1. The Treasury Yield Curve Has Narrowed Significantly
2. Why an Inverted Yield Curve is Bad For the Economy
3. Economists’ Survey: Next Recession in 2020 or 2021


The “yield curve” has been a popular topic of discussion this year. The yield curve is the spread between interest rates at various maturities, typically among Treasury securities. Normally, there is an interest rate premium the further you go out on the maturity scale (1-year, 2-year, 5-year, 10-year, 20-year and 30-year).

The reason the yield curve has been getting so much attention this year is because the spreads between short-term interest rates and longer-term maturities have been narrowing. Some forecasters fear that the yield curve could “invert,” meaning that short-term rates rise above longer-term rates.

The reason this is important is because historically the yield curve has inverted about a year in advance of recessions. Recessions, of course, are usually bearish for stocks. In particular, traders watch the spread between the 2-year and the 10-year Treasury Notes, which has narrowed considerably this year.
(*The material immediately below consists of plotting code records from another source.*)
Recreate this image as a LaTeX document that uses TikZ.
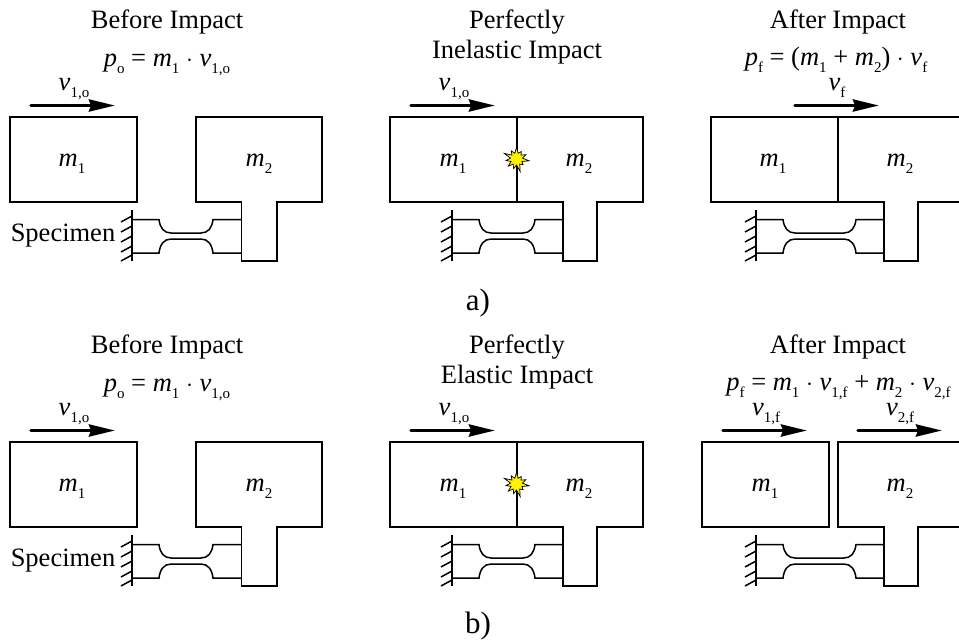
\documentclass[tikz,border=0pt]{standalone}
\usepackage{fontspec}
\setmainfont{Liberation Serif}
\usetikzlibrary{arrows.meta,shapes.symbols}

\newcommand{\symb}[2]{{\itshape #1}\raisebox{-0.27em}{\fontsize{15}{15}\selectfont #2}}
\newcommand{\bodyone}[2]{\draw (#1,117) rectangle (#2,202);}
\newcommand{\bodytwo}[4]{\draw (#1,117) -- (#2,117) -- (#2,202) -- (#4,202) -- (#4,261) -- (#3,261) -- (#3,202) -- (#1,202) -- cycle;}
\newcommand{\specimen}[4]{
  \draw (#1,210) -- (#1,261);
  \foreach \yy in {216,226,236,246,255}
    \draw (#1,\yy) -- (#1-11,\yy+6);
  \draw (#1,219.5) -- (#2,219.5) .. controls (#2+1,228) and (#2+5,233) .. (#2+12,233) -- (#3-12,233) .. controls (#3-5,233) and (#3-1,228) .. (#3,219.5) -- (#4,219.5);
  \draw (#1,253) -- (#2,253) .. controls (#2+1,244.5) and (#2+5,239) .. (#2+12,239) -- (#3-12,239) .. controls (#3-5,239) and (#3-1,244.5) .. (#3,253) -- (#4,253);
}
\newcommand{\velocity}[4]{
  \coordinate (#1s) at (#2,105.5);
  \coordinate (#1e) at (#2+84,105.5);
  \draw[veloarrow] (#1s) -- (#1e);
  \node[lab] (#1l) at (#2+#3,90.5) {\symb{v}{#4}};
}

\tikzset{
  lab/.style={anchor=base,inner sep=0pt,font=\fontsize{26.5}{30}\selectfont},
  partlab/.style={lab,font=\fontsize{31}{35}\selectfont},
  veloarrow/.style={line width=3.4pt,line cap=round,-{Stealth[length=26pt,width=12pt,inset=2pt]}},
  burst/.style={starburst,draw,fill=yellow,line width=0.7pt,inner sep=0pt,minimum width=28pt,minimum height=28pt,starburst points=11,starburst point height=8pt}
}

\begin{document}
\begin{tikzpicture}[x=1pt,y=-1pt,line width=1.5pt]
  \useasboundingbox (0,0) rectangle (959,640);

  % a) inelastic
  \node[lab] (titleAa) at (167,28) {Before Impact};
  \node[lab] (momAa) at (167,66) {\symb{p}{o} = \symb{m}{1} $\cdot$ \symb{v}{1,o}};
  \velocity{veloAa}{31}{43}{1,o}
  \bodyone{10}{137}
  \bodytwo{196}{322}{241.5}{277}
  \specimen{132}{159}{213}{241.5}
  \node[lab] (massAa) at (72,166.5) {\symb{m}{1}};
  \node[lab] (massAb) at (259,166.5) {\symb{m}{2}};
  \node[lab] (spec) at (63,241.5) {Specimen};

  \node[lab] (titleBa) at (517,28) {Perfectly};
  \node[lab] (titleBb) at (517,58) {Inelastic Impact};
  \velocity{veloB}{411}{43}{1,o}
  \bodyone{390}{517}
  \bodytwo{517}{643}{563}{597}
  \specimen{452}{479}{535}{563}
  \node[lab] (massBa) at (453,166.5) {\symb{m}{1}};
  \node[lab] (massBb) at (579,166.5) {\symb{m}{2}};
  \node[burst] (impactA) at (516.5,159) {};

  \node[lab] (titleCa) at (838,28) {After Impact};
  \node[lab] (momC) at (836,65) {\symb{p}{f} = (\symb{m}{1} + \symb{m}{2}) $\cdot$ \symb{v}{f}};
  \velocity{veloC}{795}{42}{f}
  \bodyone{711}{838}
  \bodytwo{838}{965}{884}{918}
  \specimen{756}{783}{856}{884}
  \node[lab] (massCa) at (773,166.5) {\symb{m}{1}};
  \node[lab] (massCb) at (900,166.5) {\symb{m}{2}};

  \node[partlab] (labA) at (478,310) {a)};

  % b) elastic
  \begin{scope}[yshift=-325pt]
    \node[lab] (titleDa) at (167,28) {Before Impact};
    \node[lab] (momD) at (167,66) {\symb{p}{o} = \symb{m}{1} $\cdot$ \symb{v}{1,o}};
    \velocity{veloD}{31}{43}{1,o}
    \bodyone{10}{137}
    \bodytwo{196}{322}{241.5}{277}
    \specimen{132}{159}{213}{241.5}
    \node[lab] (massDa) at (72,166.5) {\symb{m}{1}};
    \node[lab] (massDb) at (259,166.5) {\symb{m}{2}};
    \node[lab] (specB) at (63,241.5) {Specimen};

    \node[lab] (titleEa) at (517,28) {Perfectly};
    \node[lab] (titleEb) at (517,58) {Elastic Impact};
    \velocity{veloE}{411}{43}{1,o}
    \bodyone{390}{517}
    \bodytwo{517}{643}{563}{597}
    \specimen{452}{479}{535}{563}
    \node[lab] (massEa) at (453,166.5) {\symb{m}{1}};
    \node[lab] (massEb) at (579,166.5) {\symb{m}{2}};
    \node[burst] (impactB) at (516.5,159) {};

    \node[lab] (titleFa) at (838,28) {After Impact};
    \node[lab] (momF) at (838.5,65) {\symb{p}{f} = \symb{m}{1} $\cdot$ \symb{v}{1,f} + \symb{m}{2} $\cdot$ \symb{v}{2,f}};
    \velocity{veloFa}{723}{43}{1,f}
    \velocity{veloFb}{858}{42}{2,f}
    \bodyone{702}{829}
    \bodytwo{838}{965}{884}{918}
    \specimen{756}{783}{856}{884}
    \node[lab] (massFa) at (765,166.5) {\symb{m}{1}};
    \node[lab] (massFb) at (900,166.5) {\symb{m}{2}};

    \node[partlab] (labB) at (478,308) {b)};
  \end{scope}
\end{tikzpicture}
\end{document}
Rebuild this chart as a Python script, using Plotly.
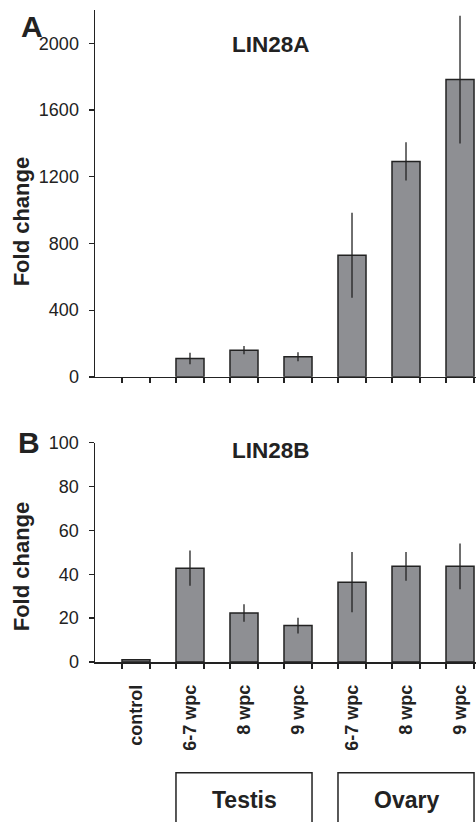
import plotly.graph_objects as go

categories = ["control", "6-7 wpc", "8 wpc", "9 wpc", "6-7 wpc", "8 wpc", "9 wpc"]
lin28a_values = [1, 110, 160, 120, 729, 1292, 1783]
lin28a_errors = [0, 35, 25, 27, 255, 115, 383]
lin28b_values = [1, 42.8, 22.3, 16.6, 36.4, 43.6, 43.6]
lin28b_errors = [0, 8, 4, 3.6, 13.7, 6.6, 10.4]
groups = ["Testis", "Ovary"]
group_spans = [(1, 3), (4, 6)]
a_ticks = [0, 400, 800, 1200, 1600, 2000]
b_ticks = [0, 20, 40, 60, 80, 100]

W, H = 476, 822
ML, MR, MT, MB = 95, 0, 8, 160
plot_h = H - MT - MB
zero_b = H - MB

def frac(py):
    return (zero_b - py) / plot_h

dark = "#222222"
barfill = "#8e8f93"
font = "Liberation Sans, Arial, sans-serif"
bw = 0.519
xs = list(range(len(categories)))
edges = []
for i in xs:
    edges += [i - bw / 2, i + bw / 2]
xrange_ = [-0.759, 6.296]

a_line_w = [0 if v < 5 else 1.5 for v in lin28a_values]

fig = go.Figure()
fig.add_trace(go.Bar(x=xs, y=lin28a_values, width=bw, xaxis="x", yaxis="y",
                     marker=dict(color=barfill, line=dict(color=dark, width=a_line_w)),
                     error_y=dict(type="data", array=lin28a_errors, visible=True,
                                  thickness=1.3, width=0, color=dark),
                     showlegend=False))
fig.add_trace(go.Bar(x=xs, y=lin28b_values, width=bw, xaxis="x2", yaxis="y2",
                     marker=dict(color=barfill, line=dict(color=dark, width=1.5)),
                     error_y=dict(type="data", array=lin28b_errors, visible=True,
                                  thickness=1.3, width=0, color=dark),
                     showlegend=False))

xcommon = dict(range=xrange_, showline=True, linecolor=dark, linewidth=1.5,
               showgrid=False, zeroline=False, ticks="", ticklen=0,
               minor=dict(tickmode="array", tickvals=edges, ticks="outside",
                          ticklen=5, tickwidth=1.3, tickcolor=dark, showgrid=False))
ycommon = dict(showline=True, linecolor=dark, linewidth=1.5, showgrid=False,
               zeroline=False, ticks="outside", ticklen=5, tickwidth=1.3,
               tickcolor=dark, tickfont=dict(family=font, size=18, color=dark),
               ticklabelstandoff=6)

fig.update_layout(
    width=W, height=H, margin=dict(l=ML, r=MR, t=MT, b=MB),
    paper_bgcolor="white", plot_bgcolor="white", bargap=0,
    xaxis=dict(anchor="y", showticklabels=False, **xcommon),
    xaxis2=dict(anchor="y2", tickmode="array", tickvals=xs, ticktext=categories,
                tickangle=-90, ticklabelstandoff=14,
                tickfont=dict(family=font, size=18, color=dark, weight="bold"),
                **xcommon),
    yaxis=dict(domain=[frac(376), 1.0], range=[0, 2200], tickvals=a_ticks,
               anchor="x", **ycommon),
    yaxis2=dict(domain=[0, frac(442)], range=[0, 100], tickvals=b_ticks,
                anchor="x2", **ycommon),
)

ann = []
def add_text(text, x, y, size, xref="paper", yref="paper", angle=0, weight="bold"):
    ann.append(dict(text=text, x=x, y=y, xref=xref, yref=yref, showarrow=False,
                    textangle=angle, xanchor="center", yanchor="middle",
                    font=dict(family=font, size=size, color=dark, weight=weight)))

def px_x(px):
    return (px - ML) / (W - ML - MR)

add_text("A", px_x(32), frac(25), 30)
add_text("B", px_x(29), frac(442), 30)
add_text("LIN28A", 2.5, frac(43), 22.5, xref="x")
add_text("LIN28B", 2.5, frac(450), 22.5, xref="x2")
add_text("Fold change", px_x(21), frac(220), 22, angle=-90)
add_text("Fold change", px_x(21), frac(566), 22, angle=-90)

shapes = []
for g, (a, b) in zip(groups, group_spans):
    shapes.append(dict(type="rect", xref="x2", yref="paper",
                       x0=a - bw / 2, x1=b + bw / 2, y0=frac(830), y1=frac(773),
                       line=dict(color=dark, width=1.5), fillcolor="rgba(0,0,0,0)"))
    add_text(g, (a + b) / 2, frac(800), 23, xref="x2")

fig.update_layout(annotations=ann, shapes=shapes)
fig.write_html("out.html", config={"displayModeBar": False, "staticPlot": True},
               post_script="document.body.style.margin='0';document.body.style.overflow='hidden';")
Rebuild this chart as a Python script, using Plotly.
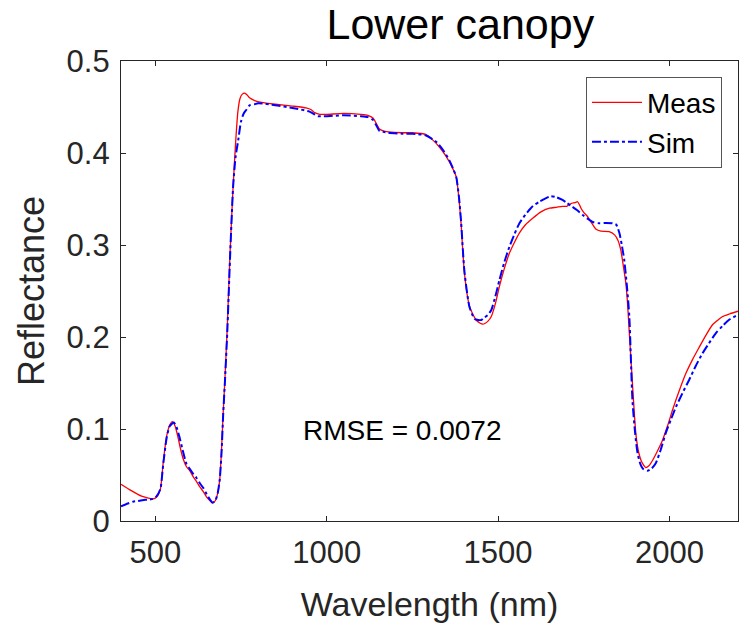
import plotly.graph_objects as go

# Measured spectrum (red)
meas_nm = [400, 430, 460, 493, 504, 515, 523, 533, 542, 550, 558, 565, 572, 581, 591, 600, 611, 620, 630, 640, 650,
           660, 667, 675, 682, 688, 693, 698, 703, 710, 718, 727, 735, 741, 747, 754, 761, 768, 775, 790, 810,
           850, 900, 940, 955, 965, 980, 1000, 1050, 1100, 1120, 1135, 1145, 1154, 1165, 1180, 1220, 1250, 1290,
           1310, 1330, 1349, 1368, 1378, 1386, 1392, 1402, 1417, 1436, 1448, 1455, 1463, 1470, 1480, 1492, 1504,
           1518, 1533, 1548, 1562, 1580, 1601, 1625, 1650, 1670, 1688, 1700, 1713, 1724, 1732, 1737, 1742, 1751,
           1761, 1773, 1786, 1800, 1824, 1840, 1850, 1858, 1866, 1873, 1878, 1883, 1892, 1902, 1910, 1917, 1924,
           1931, 1940, 1951, 1965, 1980, 1995, 2009, 2028, 2048, 2068, 2087, 2105, 2125, 2140, 2154, 2175, 2200]
meas_r = [0.040, 0.033, 0.027, 0.024, 0.026, 0.035, 0.063, 0.092, 0.104, 0.108, 0.103, 0.093, 0.081, 0.068, 0.059, 0.055,
          0.048, 0.043, 0.037, 0.032, 0.026, 0.022, 0.0195, 0.022, 0.030, 0.045, 0.075, 0.117, 0.153, 0.210, 0.290,
          0.363, 0.415, 0.445, 0.459, 0.464, 0.465, 0.463, 0.460, 0.457, 0.455, 0.453, 0.451, 0.449, 0.447, 0.444,
          0.442, 0.442, 0.443, 0.442, 0.441, 0.438, 0.432, 0.426, 0.424, 0.423, 0.422, 0.422, 0.420, 0.414, 0.406,
          0.396, 0.383, 0.374, 0.350, 0.324, 0.269, 0.233, 0.2185, 0.215, 0.214, 0.215, 0.217, 0.222, 0.236, 0.255,
          0.274, 0.291, 0.303, 0.313, 0.322, 0.329, 0.336, 0.340, 0.341, 0.342, 0.342, 0.345, 0.346, 0.347, 0.344,
          0.340, 0.335, 0.331, 0.324, 0.317, 0.315, 0.3145, 0.311, 0.305, 0.2946, 0.276, 0.258, 0.235, 0.204, 0.150,
          0.095, 0.075, 0.066, 0.061, 0.058, 0.060, 0.066, 0.076, 0.088, 0.104, 0.1207, 0.141, 0.1605, 0.176, 0.189,
          0.201, 0.213, 0.218, 0.222, 0.225, 0.228]

# Simulated spectrum (blue)
sim_nm = [400, 420, 435, 455, 470, 493, 504, 515, 523, 533, 542, 554, 562, 570, 580, 591, 600, 611, 620, 630, 640, 650,
          660, 667, 675, 682, 688, 693, 698, 703, 710, 718, 727, 734, 742, 750, 758, 766, 776, 790, 800, 850, 900,
          950, 965, 975, 1000, 1050, 1100, 1120, 1135, 1145, 1154, 1165, 1180, 1220, 1250, 1290, 1320, 1340, 1358,
          1370, 1378, 1386, 1392, 1402, 1417, 1432, 1442, 1451, 1460, 1470, 1480, 1492, 1504, 1518, 1533, 1548,
          1562, 1580, 1601, 1620, 1640, 1654, 1670, 1688, 1700, 1717, 1730, 1747, 1760, 1776, 1795, 1815, 1834,
          1845, 1854, 1861, 1868, 1876, 1883, 1892, 1900, 1907, 1915, 1922, 1936, 1948, 1960, 1975, 1989, 2004,
          2019, 2038, 2057, 2076, 2096, 2115, 2135, 2155, 2175, 2200]
sim_r = [0.016, 0.019, 0.021, 0.022, 0.023, 0.024, 0.027, 0.035, 0.061, 0.090, 0.103, 0.107, 0.102, 0.092, 0.077,
         0.062, 0.057, 0.051, 0.047, 0.041, 0.036, 0.029, 0.023, 0.020, 0.022, 0.030, 0.045, 0.072, 0.115, 0.150,
         0.205, 0.285, 0.363, 0.395, 0.414, 0.434, 0.443, 0.447, 0.452, 0.453, 0.454, 0.452, 0.449, 0.445, 0.442,
         0.440, 0.440, 0.441, 0.440, 0.439, 0.436, 0.430, 0.424, 0.423, 0.422, 0.421, 0.421, 0.419, 0.412, 0.403,
         0.392, 0.382, 0.374, 0.352, 0.326, 0.271, 0.232, 0.2195, 0.2185, 0.2185, 0.221, 0.224, 0.229, 0.244, 0.262,
         0.281, 0.298, 0.312, 0.3235, 0.333, 0.342, 0.347, 0.351, 0.353, 0.352, 0.349, 0.346, 0.3415, 0.338, 0.3326,
         0.329, 0.325, 0.3236, 0.324, 0.3236, 0.322, 0.313, 0.300, 0.284, 0.255, 0.222, 0.1315, 0.095, 0.0736,
         0.062, 0.057, 0.0547, 0.057, 0.0627, 0.078, 0.0953, 0.110, 0.124, 0.139, 0.153, 0.168, 0.182, 0.193,
         0.204, 0.212, 0.219, 0.224]

x_ticks = [500, 1000, 1500, 2000]
y_ticks = [0, 0.1, 0.2, 0.3, 0.4, 0.5]
y_tick_text = ["0", "0.1", "0.2", "0.3", "0.4", "0.5"]

FONT = "Liberation Sans, Arial, sans-serif"
AX = "#262626"

fig = go.Figure()
fig.add_trace(go.Scatter(x=meas_nm, y=meas_r, mode="lines", name="Meas",
                         line=dict(color="#FF0000", width=1.3, shape="spline", smoothing=0.6)))
fig.add_trace(go.Scatter(x=sim_nm, y=sim_r, mode="lines", name="Sim",
                         line=dict(color="#0000FF", width=2, dash="dashdot", shape="spline", smoothing=0.6)))

fig.add_annotation(x=1221, y=0.098, xref="x", yref="y", text="RMSE = 0.0072", showarrow=False,
                   font=dict(family=FONT, size=28, color="black"), xanchor="center", yanchor="middle")

fig.update_layout(
    width=743, height=626,
    margin=dict(l=121, r=5, t=61, b=105),
    paper_bgcolor="white", plot_bgcolor="white",
    font=dict(family=FONT, color=AX),
    title=dict(text="Lower canopy", x=0.55, xref="paper", xanchor="center",
               y=0.962, yref="container", yanchor="middle",
               font=dict(family=FONT, size=43, color="black")),
    showlegend=True,
    legend=dict(x=0.974, y=0.966, xanchor="right", yanchor="top",
                bgcolor="white", bordercolor="#555555", borderwidth=1,
                font=dict(family=FONT, size=28, color="black"),
                itemwidth=50, tracegroupgap=0),
    xaxis=dict(range=[400, 2200], tickvals=x_ticks, ticks="inside", ticklen=5, tickcolor=AX,
               showline=True, linecolor=AX, linewidth=1.2, mirror="ticks", showgrid=False, zeroline=False,
               tickfont=dict(family=FONT, size=31, color=AX), ticklabelstandoff=4,
               title=dict(text="Wavelength (nm)", font=dict(family=FONT, size=34, color=AX), standoff=22)),
    yaxis=dict(range=[0, 0.5], tickvals=y_ticks, ticktext=y_tick_text, ticks="inside", ticklen=5, tickcolor=AX,
               showline=True, linecolor=AX, linewidth=1.2, mirror="ticks", showgrid=False, zeroline=False,
               tickfont=dict(family=FONT, size=31, color=AX), ticklabelstandoff=4,
               title=dict(text="Reflectance", font=dict(family=FONT, size=36, color=AX), standoff=10)),
)

fig.write_html("out.html")
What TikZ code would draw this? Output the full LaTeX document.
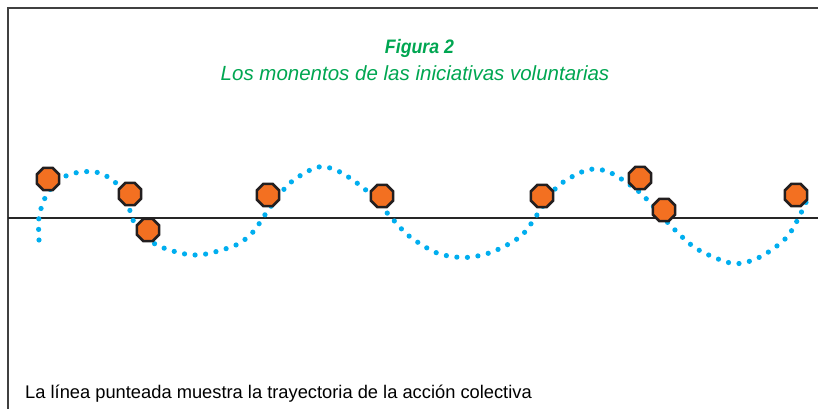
\documentclass[tikz,border=0pt]{standalone}
\usepackage{fontspec}
\setmainfont{Liberation Sans}
\newfontfamily\condfont{Liberation Sans}[FakeStretch=0.91]
\usepackage{tikz}
\usetikzlibrary{shapes.geometric}

\definecolor{figgreen}{RGB}{0,166,81}
\definecolor{dotblue}{RGB}{0,174,239}
\definecolor{momorange}{RGB}{243,112,33}
\definecolor{momedge}{RGB}{35,31,32}

\begin{document}
\begin{tikzpicture}[x=1pt,y=-1pt,
		momento/.style={shape=regular polygon,regular polygon sides=8,draw=momedge,fill=momorange,
			line width=2.6pt,minimum size=24pt,inner sep=0pt},
		trayecto/.style={dotblue,line width=5.2pt,line cap=round,dash pattern=on 0pt off 10.6pt},
		titulo/.style={figgreen,inner sep=0pt,anchor=base}]
		\useasboundingbox (0,0) rectangle (818,409);
		% marco y eje
		\draw [black!75,line width=2pt] (7.5,409) -- (7.5,8.5) -- (818,8.5);
		\coordinate (E0) at (7.5,218);
		\coordinate (E1) at (818,218);
		\draw [black!85,line width=1.3pt] (E0) -- (E1);
		% titulos
		\node [titulo] (T1) at (419.5,54) {\fontsize{19.5}{22}\selectfont\condfont\bfseries\itshape Figura 2};
		\node [titulo] (T2) at (415,81) {\fontsize{20.5}{24}\selectfont\itshape Los monentos de las iniciativas voluntarias};
		% trayectoria
		\draw [trayecto] plot [smooth] coordinates {(39,240) (39,217) (46,196) (60,179) (80,172) (100,173) (117,184)
			(127,200) (134,222) (155,244) (185,254) (206,254) (236,245) (253,232) (269,209) (290,183) (318,167)
			(340,172) (367,191) (389,215) (409,236) (437,253) (465,257.5) (492,252) (521,236) (539,212) (558,186)
			(587,170) (609,172) (637,190) (652,205) (672,227) (697,249) (733,263.5) (760,257) (787,237) (803,209)
			(808,197)};
		% momentos
		\node [momento] (M1) at (48,179) {};
		\node [momento] (M2) at (130,194) {};
		\node [momento] (M3) at (148,230) {};
		\node [momento] (M4) at (268,195) {};
		\node [momento] (M5) at (382,196) {};
		\node [momento] (M6) at (542,196) {};
		\node [momento] (M7) at (640,178) {};
		\node [momento] (M8) at (664,210) {};
		\node [momento] (M9) at (796,195) {};
		% nota
		\node [inner sep=0pt,anchor=base west] (N) at (25,398) {\fontsize{18.3}{22}\selectfont La línea punteada muestra la trayectoria de la acción colectiva};
	\end{tikzpicture}
\end{document}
While the US economy looks quite strong and may register 4+% GDP growth in the second half of this year, this economic recovery is quite old compared to most past business cycles. So, a recession in the next few years would hardly be a surprise. This explains all the attention currently being paid to the yield curve. That’s what we’ll focus on today.

The Treasury Yield Curve Has Narrowed Significantly

The yield curve is a line on a graph plotting the difference between yields for debt of different maturities. Since investors typically demand a bigger premium to lend money over a longer period, the line usually curves upward.

The yield curve can vary significantly depending on a host of factors including the economy, interest rates, Fed monetary policy, bank lending trends, loan demand, savings rates, inflation, etc., etc. As noted above, there is normally a higher interest rate premium the farther you go out on the maturity scale.